◆ WHAT NEEDS TO BE DONE ◆
Skip the pictures. Set down, word for word, the lines from the start of the material up to and including the line with "-21.7, -2.8, -2];".

◆ RECORDED INFORMATION ◆
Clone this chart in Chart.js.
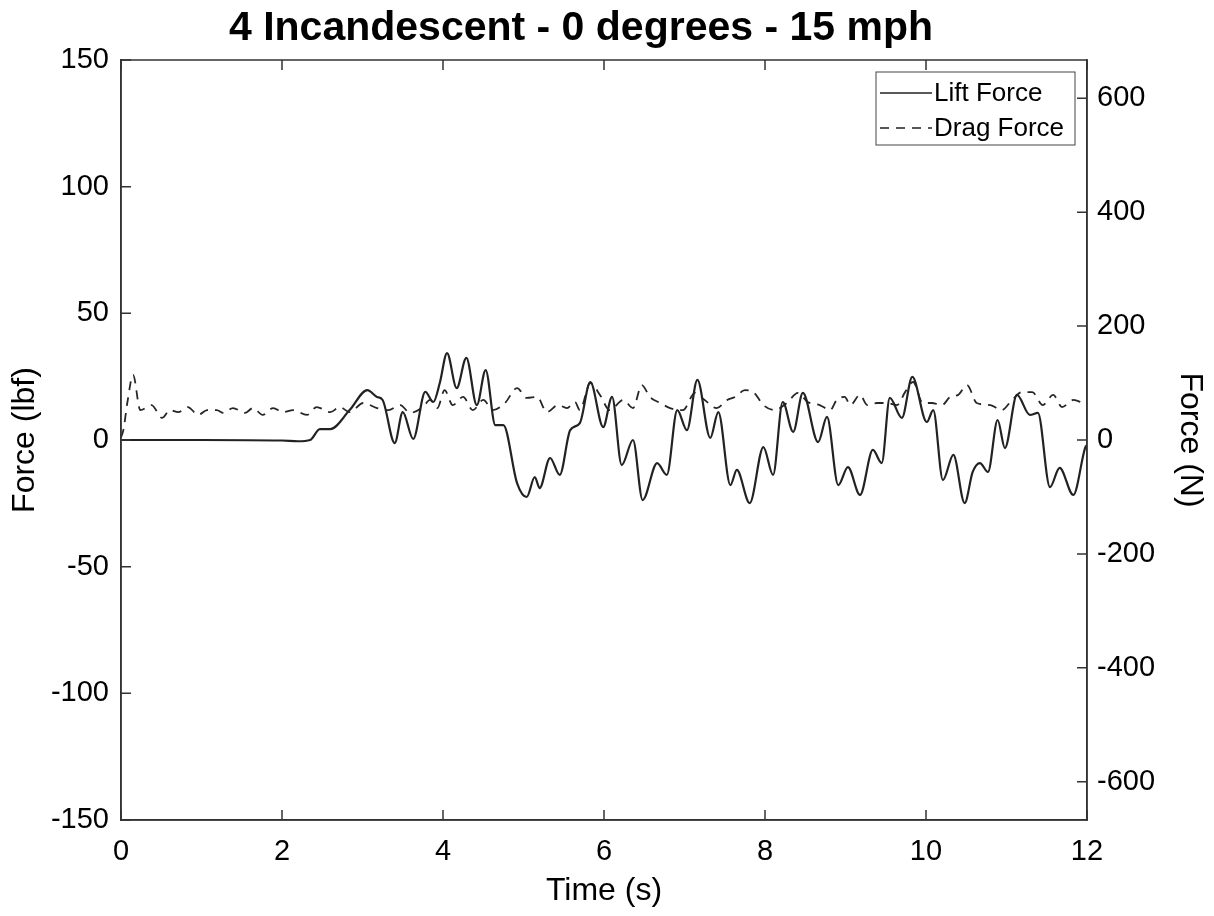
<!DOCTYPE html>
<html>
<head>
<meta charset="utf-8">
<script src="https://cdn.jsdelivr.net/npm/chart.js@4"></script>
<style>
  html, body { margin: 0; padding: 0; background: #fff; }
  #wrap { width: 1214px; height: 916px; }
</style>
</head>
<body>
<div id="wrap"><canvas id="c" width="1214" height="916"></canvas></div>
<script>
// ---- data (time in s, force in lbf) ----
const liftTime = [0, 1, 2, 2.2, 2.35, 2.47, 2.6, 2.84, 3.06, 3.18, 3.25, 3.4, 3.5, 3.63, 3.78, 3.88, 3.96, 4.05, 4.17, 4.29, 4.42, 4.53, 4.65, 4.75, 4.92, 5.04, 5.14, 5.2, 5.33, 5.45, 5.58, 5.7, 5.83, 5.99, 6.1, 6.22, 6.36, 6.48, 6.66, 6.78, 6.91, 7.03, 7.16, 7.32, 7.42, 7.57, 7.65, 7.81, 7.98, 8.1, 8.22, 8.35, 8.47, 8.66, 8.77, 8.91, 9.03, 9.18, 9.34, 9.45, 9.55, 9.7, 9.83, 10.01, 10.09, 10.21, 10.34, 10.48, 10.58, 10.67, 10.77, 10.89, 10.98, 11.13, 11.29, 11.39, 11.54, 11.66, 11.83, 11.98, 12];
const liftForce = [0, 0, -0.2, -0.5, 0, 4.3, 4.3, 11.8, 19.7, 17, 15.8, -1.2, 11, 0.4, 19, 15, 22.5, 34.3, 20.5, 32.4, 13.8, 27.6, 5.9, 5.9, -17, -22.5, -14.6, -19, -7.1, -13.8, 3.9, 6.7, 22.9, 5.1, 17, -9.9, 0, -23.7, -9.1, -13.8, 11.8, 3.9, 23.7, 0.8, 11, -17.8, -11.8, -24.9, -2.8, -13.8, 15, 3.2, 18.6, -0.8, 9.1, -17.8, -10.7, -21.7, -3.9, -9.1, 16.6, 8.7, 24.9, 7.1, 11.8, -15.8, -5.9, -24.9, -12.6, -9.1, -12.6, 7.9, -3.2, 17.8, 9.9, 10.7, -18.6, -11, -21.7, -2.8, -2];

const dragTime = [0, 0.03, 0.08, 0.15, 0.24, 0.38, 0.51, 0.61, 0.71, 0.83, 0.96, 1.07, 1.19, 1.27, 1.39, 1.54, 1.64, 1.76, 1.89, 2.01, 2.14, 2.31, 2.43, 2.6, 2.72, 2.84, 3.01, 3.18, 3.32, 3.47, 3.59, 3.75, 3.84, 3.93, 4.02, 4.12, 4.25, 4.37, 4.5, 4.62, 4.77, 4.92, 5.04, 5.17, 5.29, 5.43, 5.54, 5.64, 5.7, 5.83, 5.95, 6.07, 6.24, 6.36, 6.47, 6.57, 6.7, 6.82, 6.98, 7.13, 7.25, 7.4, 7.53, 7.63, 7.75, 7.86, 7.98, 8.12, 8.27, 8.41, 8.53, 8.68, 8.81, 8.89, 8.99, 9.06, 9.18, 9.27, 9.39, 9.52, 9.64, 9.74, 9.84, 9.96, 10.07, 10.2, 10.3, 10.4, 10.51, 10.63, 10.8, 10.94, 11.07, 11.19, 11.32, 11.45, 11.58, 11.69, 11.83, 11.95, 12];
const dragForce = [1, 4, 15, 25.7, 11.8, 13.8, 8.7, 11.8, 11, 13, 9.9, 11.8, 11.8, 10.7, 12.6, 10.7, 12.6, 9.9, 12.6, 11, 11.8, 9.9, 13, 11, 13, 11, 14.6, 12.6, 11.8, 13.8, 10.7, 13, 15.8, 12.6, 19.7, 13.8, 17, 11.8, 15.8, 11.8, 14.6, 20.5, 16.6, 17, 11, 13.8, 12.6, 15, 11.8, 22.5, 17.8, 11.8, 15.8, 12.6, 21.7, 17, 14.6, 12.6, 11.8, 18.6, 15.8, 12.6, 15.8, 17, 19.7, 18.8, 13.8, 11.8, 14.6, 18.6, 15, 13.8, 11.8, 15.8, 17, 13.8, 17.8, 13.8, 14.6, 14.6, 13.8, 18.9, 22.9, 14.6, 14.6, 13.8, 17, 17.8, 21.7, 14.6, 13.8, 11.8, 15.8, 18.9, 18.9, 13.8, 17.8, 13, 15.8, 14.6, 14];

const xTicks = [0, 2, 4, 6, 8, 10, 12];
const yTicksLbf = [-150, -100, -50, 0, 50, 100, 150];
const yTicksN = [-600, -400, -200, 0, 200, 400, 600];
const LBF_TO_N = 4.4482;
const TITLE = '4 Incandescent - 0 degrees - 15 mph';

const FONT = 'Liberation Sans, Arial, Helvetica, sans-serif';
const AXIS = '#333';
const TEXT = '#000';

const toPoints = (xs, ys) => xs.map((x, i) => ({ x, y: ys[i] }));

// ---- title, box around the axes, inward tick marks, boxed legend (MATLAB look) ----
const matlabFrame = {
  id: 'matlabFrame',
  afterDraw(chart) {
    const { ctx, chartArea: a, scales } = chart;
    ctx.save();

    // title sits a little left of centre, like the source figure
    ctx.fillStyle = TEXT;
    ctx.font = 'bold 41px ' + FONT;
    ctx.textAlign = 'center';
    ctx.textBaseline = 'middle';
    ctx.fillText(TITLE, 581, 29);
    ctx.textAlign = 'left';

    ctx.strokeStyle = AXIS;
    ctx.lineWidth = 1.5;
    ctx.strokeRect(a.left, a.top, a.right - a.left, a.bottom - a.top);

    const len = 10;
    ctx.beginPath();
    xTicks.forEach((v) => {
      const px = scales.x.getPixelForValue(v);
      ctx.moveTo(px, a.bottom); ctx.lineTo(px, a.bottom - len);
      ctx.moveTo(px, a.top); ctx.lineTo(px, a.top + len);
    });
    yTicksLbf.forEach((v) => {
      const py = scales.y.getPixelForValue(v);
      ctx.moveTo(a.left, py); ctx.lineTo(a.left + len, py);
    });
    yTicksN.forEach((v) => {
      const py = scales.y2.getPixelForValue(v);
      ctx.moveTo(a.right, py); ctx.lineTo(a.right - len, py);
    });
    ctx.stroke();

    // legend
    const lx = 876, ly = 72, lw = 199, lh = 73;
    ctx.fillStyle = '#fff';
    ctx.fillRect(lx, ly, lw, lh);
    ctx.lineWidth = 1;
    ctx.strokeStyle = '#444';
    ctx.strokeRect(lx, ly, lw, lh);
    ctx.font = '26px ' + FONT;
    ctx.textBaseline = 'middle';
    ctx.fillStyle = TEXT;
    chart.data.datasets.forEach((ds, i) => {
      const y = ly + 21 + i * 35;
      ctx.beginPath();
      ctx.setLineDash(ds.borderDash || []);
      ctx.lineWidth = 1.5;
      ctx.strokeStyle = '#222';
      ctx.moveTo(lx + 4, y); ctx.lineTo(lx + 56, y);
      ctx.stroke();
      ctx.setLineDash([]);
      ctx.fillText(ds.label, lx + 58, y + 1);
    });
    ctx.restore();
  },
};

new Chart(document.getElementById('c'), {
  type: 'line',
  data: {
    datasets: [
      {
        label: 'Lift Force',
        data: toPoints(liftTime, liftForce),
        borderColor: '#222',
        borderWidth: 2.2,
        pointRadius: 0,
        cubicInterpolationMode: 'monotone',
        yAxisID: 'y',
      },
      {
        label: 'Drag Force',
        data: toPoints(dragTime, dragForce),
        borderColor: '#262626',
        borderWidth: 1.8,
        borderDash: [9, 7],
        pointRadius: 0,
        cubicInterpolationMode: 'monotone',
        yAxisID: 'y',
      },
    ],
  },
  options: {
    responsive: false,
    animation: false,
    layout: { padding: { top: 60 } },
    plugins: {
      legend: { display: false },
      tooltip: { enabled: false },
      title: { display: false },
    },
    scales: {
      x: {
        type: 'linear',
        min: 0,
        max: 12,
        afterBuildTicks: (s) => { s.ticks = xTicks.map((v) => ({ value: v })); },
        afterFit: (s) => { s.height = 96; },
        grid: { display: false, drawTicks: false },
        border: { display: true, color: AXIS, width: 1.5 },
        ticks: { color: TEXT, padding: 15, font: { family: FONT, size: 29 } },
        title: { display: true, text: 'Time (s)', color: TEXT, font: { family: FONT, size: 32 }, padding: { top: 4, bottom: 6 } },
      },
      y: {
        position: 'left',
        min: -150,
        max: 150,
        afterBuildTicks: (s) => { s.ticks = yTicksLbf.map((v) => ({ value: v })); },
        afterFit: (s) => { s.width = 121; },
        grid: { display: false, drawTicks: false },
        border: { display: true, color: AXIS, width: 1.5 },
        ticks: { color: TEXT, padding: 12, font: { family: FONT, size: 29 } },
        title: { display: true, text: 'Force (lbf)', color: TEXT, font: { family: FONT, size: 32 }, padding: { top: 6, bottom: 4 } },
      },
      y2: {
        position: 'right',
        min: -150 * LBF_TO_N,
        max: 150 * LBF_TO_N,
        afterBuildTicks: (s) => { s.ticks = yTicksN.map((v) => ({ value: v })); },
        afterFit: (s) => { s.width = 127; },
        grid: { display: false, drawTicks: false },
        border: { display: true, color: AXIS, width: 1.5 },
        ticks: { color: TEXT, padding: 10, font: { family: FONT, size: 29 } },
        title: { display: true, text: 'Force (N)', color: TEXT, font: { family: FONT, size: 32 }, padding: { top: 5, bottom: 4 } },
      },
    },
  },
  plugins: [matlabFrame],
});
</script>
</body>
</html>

◆ EXERCISE RESULT ◆
Clone this chart in Chart.js.
<!DOCTYPE html>
<html>
<head>
<meta charset="utf-8">
<script src="https://cdn.jsdelivr.net/npm/chart.js@4"></script>
<style>
  html, body { margin: 0; padding: 0; background: #fff; }
  #wrap { width: 1214px; height: 916px; }
</style>
</head>
<body>
<div id="wrap"><canvas id="c" width="1214" height="916"></canvas></div>
<script>
// ---- data (time in s, force in lbf) ----
const liftTime = [0, 1, 2, 2.2, 2.35, 2.47, 2.6, 2.84, 3.06, 3.18, 3.25, 3.4, 3.5, 3.63, 3.78, 3.88, 3.96, 4.05, 4.17, 4.29, 4.42, 4.53, 4.65, 4.75, 4.92, 5.04, 5.14, 5.2, 5.33, 5.45, 5.58, 5.7, 5.83, 5.99, 6.1, 6.22, 6.36, 6.48, 6.66, 6.78, 6.91, 7.03, 7.16, 7.32, 7.42, 7.57, 7.65, 7.81, 7.98, 8.1, 8.22, 8.35, 8.47, 8.66, 8.77, 8.91, 9.03, 9.18, 9.34, 9.45, 9.55, 9.7, 9.83, 10.01, 10.09, 10.21, 10.34, 10.48, 10.58, 10.67, 10.77, 10.89, 10.98, 11.13, 11.29, 11.39, 11.54, 11.66, 11.83, 11.98, 12];
const liftForce = [0, 0, -0.2, -0.5, 0, 4.3, 4.3, 11.8, 19.7, 17, 15.8, -1.2, 11, 0.4, 19, 15, 22.5, 34.3, 20.5, 32.4, 13.8, 27.6, 5.9, 5.9, -17, -22.5, -14.6, -19, -7.1, -13.8, 3.9, 6.7, 22.9, 5.1, 17, -9.9, 0, -23.7, -9.1, -13.8, 11.8, 3.9, 23.7, 0.8, 11, -17.8, -11.8, -24.9, -2.8, -13.8, 15, 3.2, 18.6, -0.8, 9.1, -17.8, -10.7, -21.7, -3.9, -9.1, 16.6, 8.7, 24.9, 7.1, 11.8, -15.8, -5.9, -24.9, -12.6, -9.1, -12.6, 7.9, -3.2, 17.8, 9.9, 10.7, -18.6, -11, -21.7, -2.8, -2];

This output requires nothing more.